Realpolitik (from German: real "realistic", "practical", or "actual"; and Politik "politics", German pronunciation: [ʁeˈaːlpoliˌtɪk]) is politics or diplomacy based primarily on power and on practical and material factors and considerations, rather than explicit ideological notions or moral or ethical premises. In this respect, it shares aspects of its philosophical approach with those of realism and pragmatism. The term Realpolitik is sometimes used pejoratively to imply politics that are coercive, amoral, or Machiavellian.

And the third one comes from Thucydides article:

Thucydides, Hobbes and Machiavelli are together considered the founding fathers of political realism, according to which state policy must primarily or solely focus on the need to maintain military and economic power rather than on ideals or ethics.

It is surprising that given all that, the page on realism opens with a "distinguish" template.

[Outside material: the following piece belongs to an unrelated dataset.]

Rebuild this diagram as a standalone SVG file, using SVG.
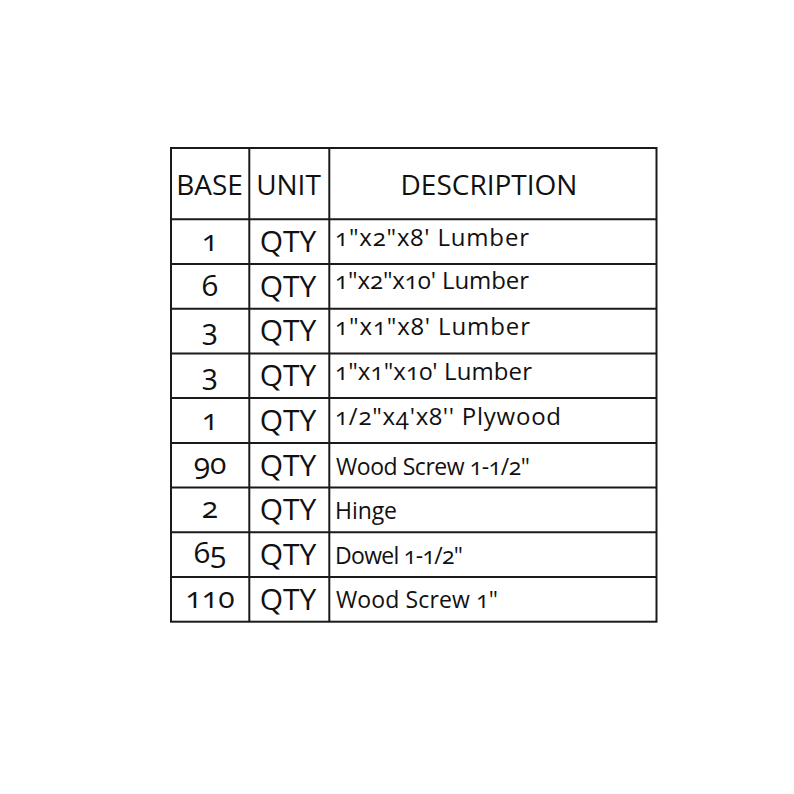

I think that some action is needed, either to admit that both names refer to the same thing, or clarifying which the distinctions between the two are.--Auró (talk) 18:56, 2 February 2014 (UTC)

There is a section in this article, whose title is "Relation to realism". Basically it says that Political realism is a theory and Realpolitik is a praxis. There is no reference, but it is coherent with the definition of Realpolitik at Encyclopedia Britannica. May be then, it will be more appropriate to shift the discussion to the political realism page.--Auró (talk) 20:01, 23 February 2014 (UTC)

Signapore section[edit]

I think some summarizing ought to be done for the Singapore section of this article, which is nearly as long as the definition, European and American sections combined. Not that it's necessarily bad info but it's not exactly concise either. The American section could easily be much longer as well but is kept relatively brief. (talk) 18:24, 9 January 2015 (UTC)

Agreed - the lengths of quotations from a single source seem excessive as well.